L'homme tout à fait malheureux, l'homme réduit par l'abjection, la faim, la maladie, la peur, devient ce qu'il n'a plus de rapport avec soi, ni avec qui que ce soit, une neutralité vide, un fantôme errant dans un espace où il n'arrive rien, un vivant tombé au-dessous des besoins. Ce malheur peut être particulier, mais il concerne surtout le grand nombre. Qui a faim pour soi seul et vit dans le dénuement de l'injustice, au milieu d'un monde encore heureux et tranquille, a une chance d'être renvoyé à une solitude violente, à ces sentiments qu'on appelle mauvais, envie, honte, désir de se venger, de tuer, de se tuer, où il y a encore de l'espoir. La faim dont nous parle Knut Hamsun est une faim que l'orgueil peut nourrir. Il semble que l'infini du nombre soit la vérité de cette autre sorte de malheur, mais il y a un point où ce qui est souffert ensemble, ne rapproche pas, n'isole pas, ne fait que répéter le mouvement d'un malheur anonyme, qui ne vous appartient pas, et ne vous fait pas appartenir à un espoir, mais c'est une dissemblance infinie, une oscillation sans niveau, une égalité sans rien d'égal. Et il n'est pas sûr qu'il soit nécessaire, pour s'approcher d'une telle situation, de recourir à ces exemples bouleversants et si vastes qu'a produits notre temps. Il est une fatigue dont on ne peut se reposer, qui consiste en ceci que l'on ne peut plus interrompre ce qu'on fait, travaillant toujours plus et, en somme, à la satisfaction générale : on ne peut plus être fatigué, se séparer de sa fatigue pour la dominer, la déposer et atteindre le repos. Ainsi la misère : le malheur. Il devient invisible et comme oublié. Il disparaît en celui qu'il a fait disparaître (sans porter atteinte à son existence), intolérable, mais toujours supporté, parce que celui qui le supporte n'est plus là pour l'éprouver en première personne.

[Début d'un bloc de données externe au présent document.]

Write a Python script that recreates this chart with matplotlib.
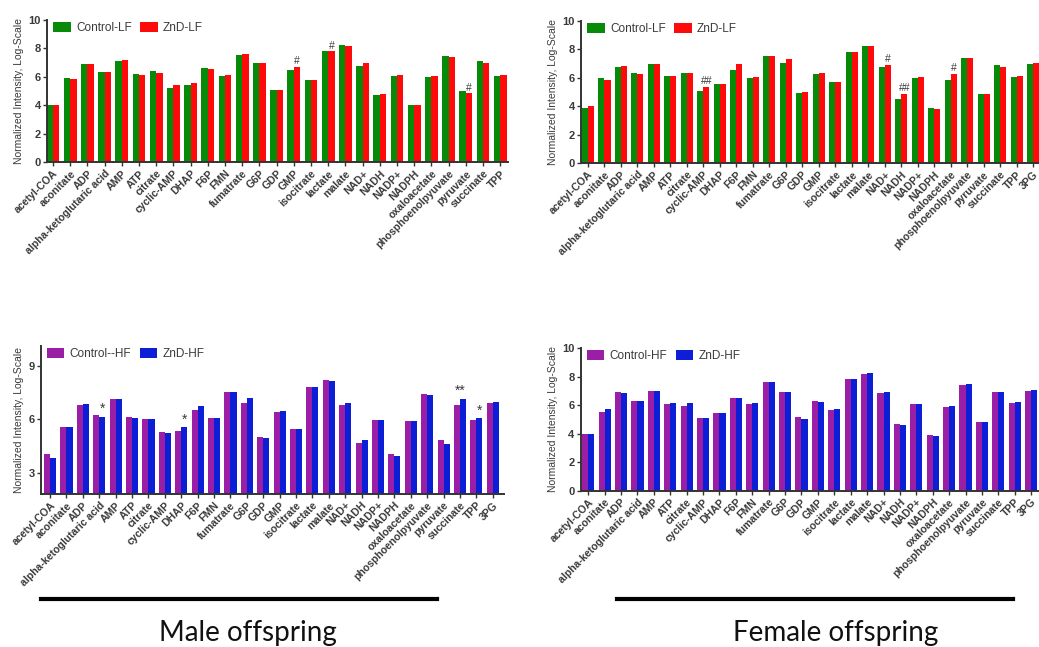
import numpy as np
import matplotlib
matplotlib.use("Agg")
from matplotlib import pyplot as plt

plt.rcParams['font.family'] = ['Liberation Sans', 'DejaVu Sans']

metabolites = ["acetyl-COA", "aconitate", "ADP", "alpha-ketoglutaric acid", "AMP", "ATP",
               "citrate", "cyclic-AMP", "DHAP", "F6P", "FMN", "fumatrate", "G6P", "GDP",
               "GMP", "isocitrate", "lactate", "malate", "NAD+", "NADH", "NADP+", "NADPH",
               "oxaloacetate", "phosphoenolpyuvate", "pyruvate", "succinate", "TPP", "3PG"]

# male, low fat (no 3PG in this panel)
male_ctrl_lf = [4.0, 5.9, 6.9, 6.35, 7.1, 6.2, 6.4, 5.25, 5.45, 6.6, 6.05, 7.55, 7.0, 5.1,
                6.5, 5.75, 7.85, 8.25, 6.8, 4.7, 6.05, 4.05, 6.0, 7.45, 5.0, 7.1, 6.05]
male_znd_lf = [4.0, 5.85, 6.9, 6.35, 7.2, 6.1, 6.3, 5.4, 5.6, 6.55, 6.15, 7.6, 7.0, 5.05,
               6.7, 5.75, 7.8, 8.2, 6.95, 4.8, 6.15, 4.05, 6.05, 7.4, 4.85, 7.0, 6.15]

# female, low fat
fem_ctrl_lf = [3.85, 5.95, 6.75, 6.3, 6.95, 6.1, 6.35, 5.1, 5.55, 6.55, 5.95, 7.5, 7.0, 4.95,
               6.25, 5.7, 7.8, 8.2, 6.75, 4.5, 6.0, 3.9, 5.85, 7.4, 4.85, 6.9, 6.05, 6.95]
fem_znd_lf = [4.05, 5.85, 6.85, 6.25, 6.95, 6.15, 6.3, 5.35, 5.55, 6.95, 6.05, 7.55, 7.3, 5.0,
              6.3, 5.7, 7.8, 8.2, 6.9, 4.85, 6.05, 3.8, 6.25, 7.4, 4.85, 6.75, 6.15, 7.0]

# male, high fat
male_ctrl_hf = [4.05, 5.58, 6.8, 6.24, 7.12, 6.1, 6.0, 5.27, 5.34, 6.52, 6.05, 7.55, 6.93, 5.02,
                6.43, 5.45, 7.8, 8.2, 6.8, 4.69, 5.96, 4.03, 5.9, 7.4, 4.84, 6.8, 5.96, 6.93]
male_znd_hf = [3.8, 5.55, 6.86, 6.15, 7.12, 6.09, 6.02, 5.23, 5.55, 6.75, 6.09, 7.55, 7.21, 4.93,
               6.48, 5.45, 7.8, 8.17, 6.9, 4.84, 5.96, 3.94, 5.9, 7.35, 4.6, 7.14, 6.05, 6.97]

# female, high fat
fem_ctrl_hf = [3.96, 5.5, 6.96, 6.3, 7.0, 6.09, 5.95, 5.13, 5.43, 6.53, 6.09, 7.61, 6.96, 5.15,
               6.3, 5.67, 7.87, 8.2, 6.84, 4.68, 6.09, 3.89, 5.9, 7.42, 4.8, 6.96, 6.14, 7.03]
fem_znd_hf = [3.98, 5.71, 6.89, 6.3, 7.0, 6.14, 6.18, 5.08, 5.43, 6.49, 6.14, 7.63, 6.91, 5.03,
              6.25, 5.71, 7.85, 8.24, 6.91, 4.61, 6.07, 3.86, 5.95, 7.49, 4.85, 6.96, 6.2, 7.07]

# significance marks: (index, which bar, text)
marks_male_lf = [(14, 1, "#"), (16, 1, "#"), (24, 1, "#")]
marks_fem_lf = [(7, 1, "##"), (18, 1, "#"), (19, 1, "##"), (22, 1, "#")]
marks_male_hf = [(3, 1, "*"), (8, 1, "*"), (25, 0.5, "**"), (26, 1, "*")]
marks_fem_hf = []

W, H = 1039, 647
fig = plt.figure(figsize=(W / 100, H / 100), dpi=100)

GREEN, RED = "#078a07", "#fe0a0a"
PURPLE, BLUE = "#9a1fa6", "#0c1ed6"
TXT = "#3a3a3a"


def px_axes(x0, x1, ytop, ybot):
    return fig.add_axes([x0 / W, 1 - ybot / H, (x1 - x0) / W, (ybot - ytop) / H])


def panel(ax, ctrl, znd, c1, c2, lab1, lab2, xlim, ylim, yticks, marks):
    n = len(ctrl)
    x = np.arange(n)
    bw = 0.37
    ax.bar(x - bw / 2, ctrl, bw, color=c1, label=lab1, zorder=2)
    ax.bar(x + bw / 2, znd, bw, color=c2, label=lab2, zorder=2)
    for i, side, s in marks:
        top = max(ctrl[i], znd[i]) if side == 0.5 else znd[i]
        xp = x[i] if side == 0.5 else x[i] + bw / 2
        ax.text(xp, top + 0.05, s, ha="center", va="bottom", fontsize=10 if "*" in s else 7.5,
                color=TXT)
    ax.set_xlim(*xlim)
    ax.set_ylim(*ylim)
    ax.set_yticks(yticks)
    ax.set_xticks(x)
    ax.set_xticklabels(metabolites[:n], rotation=45, ha="right", rotation_mode="anchor",
                       fontsize=7.6, fontweight="bold", color=TXT)
    for lbl in ax.get_yticklabels():
        lbl.set_fontweight("bold")
        lbl.set_color(TXT)
        lbl.set_fontsize(8)
    ax.tick_params(axis="both", length=3, width=1, color="#333333", pad=1.5)
    for sp in ["top", "right"]:
        ax.spines[sp].set_visible(False)
    for sp in ["left", "bottom"]:
        ax.spines[sp].set_linewidth(1.4)
        ax.spines[sp].set_color("#333333")
    ax.set_ylabel("Normalized Intensity, Log-Scale", fontsize=7.5, color=TXT, labelpad=3)
    ax.legend(loc="upper left", bbox_to_anchor=(-0.01, 1.06), ncol=2, frameon=False,
              fontsize=8.5, handlelength=1.5, handleheight=0.9, columnspacing=0.7,
              handletextpad=0.45, labelcolor=TXT)


ax1 = px_axes(47, 508, 20, 162.3)
panel(ax1, male_ctrl_lf, male_znd_lf, GREEN, RED, "Control-LF", "ZnD-LF",
      (-0.35, 26.45), (0, 10), [0, 2, 4, 6, 8, 10], marks_male_lf)

ax2 = px_axes(581, 1043, 20.7, 163.3)
panel(ax2, fem_ctrl_lf, fem_znd_lf, GREEN, RED, "Control-LF", "ZnD-LF",
      (-0.42, 27.6), (0, 10), [0, 2, 4, 6, 8, 10], marks_fem_lf)

ax3 = px_axes(40.7, 504.3, 346.3, 494)
panel(ax3, male_ctrl_hf, male_znd_hf, PURPLE, BLUE, "Control--HF", "ZnD-HF",
      (-0.57, 27.7), (1.8, 10.1), [3, 6, 9], marks_male_hf)

ax4 = px_axes(580.7, 1041, 348.3, 490.7)
panel(ax4, fem_ctrl_hf, fem_znd_hf, PURPLE, BLUE, "Control-HF", "ZnD-HF",
      (-0.46, 27.6), (0, 10), [0, 2, 4, 6, 8, 10], marks_fem_hf)

# group bars and captions under the panels
fig.add_artist(plt.Line2D([40.7 / W, 437 / W], [1 - 599 / H, 1 - 599 / H], color="black", lw=3))
fig.add_artist(plt.Line2D([616.7 / W, 1013 / W], [1 - 599 / H, 1 - 599 / H], color="black", lw=3))
fig.text(248 / W, 1 - 633 / H, "Male offspring", ha="center", va="center", fontsize=20,
         family=["Lato", "DejaVu Sans"], color="#111111")
fig.text(836 / W, 1 - 633 / H, "Female offspring", ha="center", va="center", fontsize=20,
         family=["Lato", "DejaVu Sans"], color="#111111")

fig.savefig("out.png", dpi=100)
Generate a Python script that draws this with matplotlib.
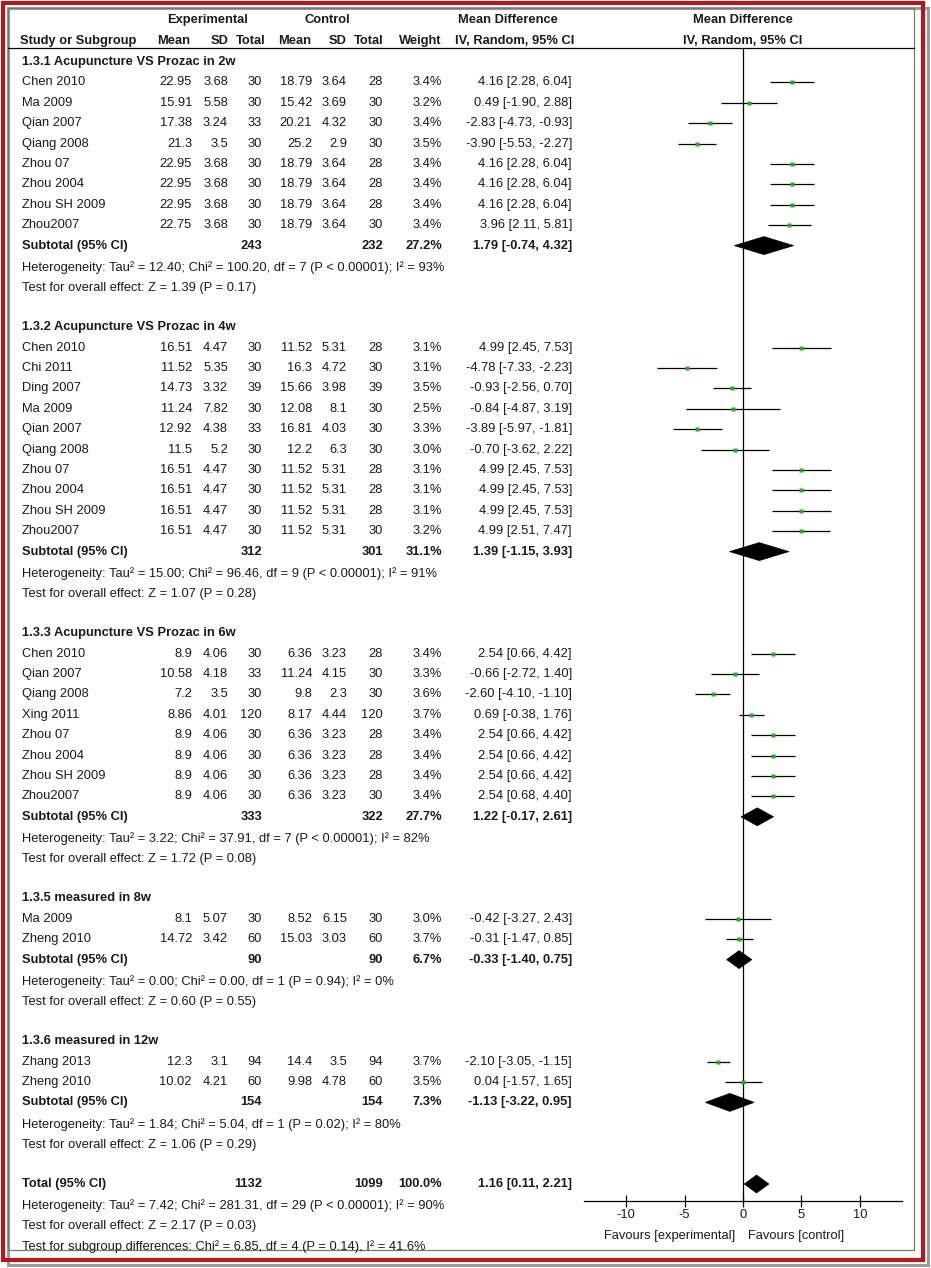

L'homme souffrant et l'homme malheureux ou soumis à la misère sont devenus étrangers aux rapports maître-esclave qui constituent, au regard de leur situation, un statut presque prometteur. L'esclave a cette chance d'avoir un maître; le maître est aujourd'hui ce qu'il sert, il sera demain ce contre quoi il pourra se dresser. Il y a des esclaves sans maître, dont l'esclavage est tel qu'ils ont perdu tout maître, tout rapport avec le maître, tout espoir donc d'affranchissement, comme toute possibilité de révolte. Quand le maître est perdu, parce qu'il est devenu sans nom, un pur pouvoir irresponsable, introuvable, c'est déjà une situation extrêmement difficile, mais les puissances abstraites peuvent encore être nommées, le plus lointain et le plus insaisissable s'appelle un jour Dieu et la toute-puissance de Dieu finit par offrir prise à un combat décisif. Bien plus grave est l'esclavage qui est l'absence de l'esclave, la servitude des ombres, elle-même apparemment aussi légère qu'une ombre, là où le destin est sans poids et sans réalité. "Je me révolte, donc nous sommes", a dit Albert Camus dans une parole où il a mis toute la décision d'un espoir solidaire. Mais celui qui a perdu le pouvoir de dire "Je" est exclu de cette parole et de cet espoir.
Maurice Blanchot, L'Entretien infini : L'expérience-limite.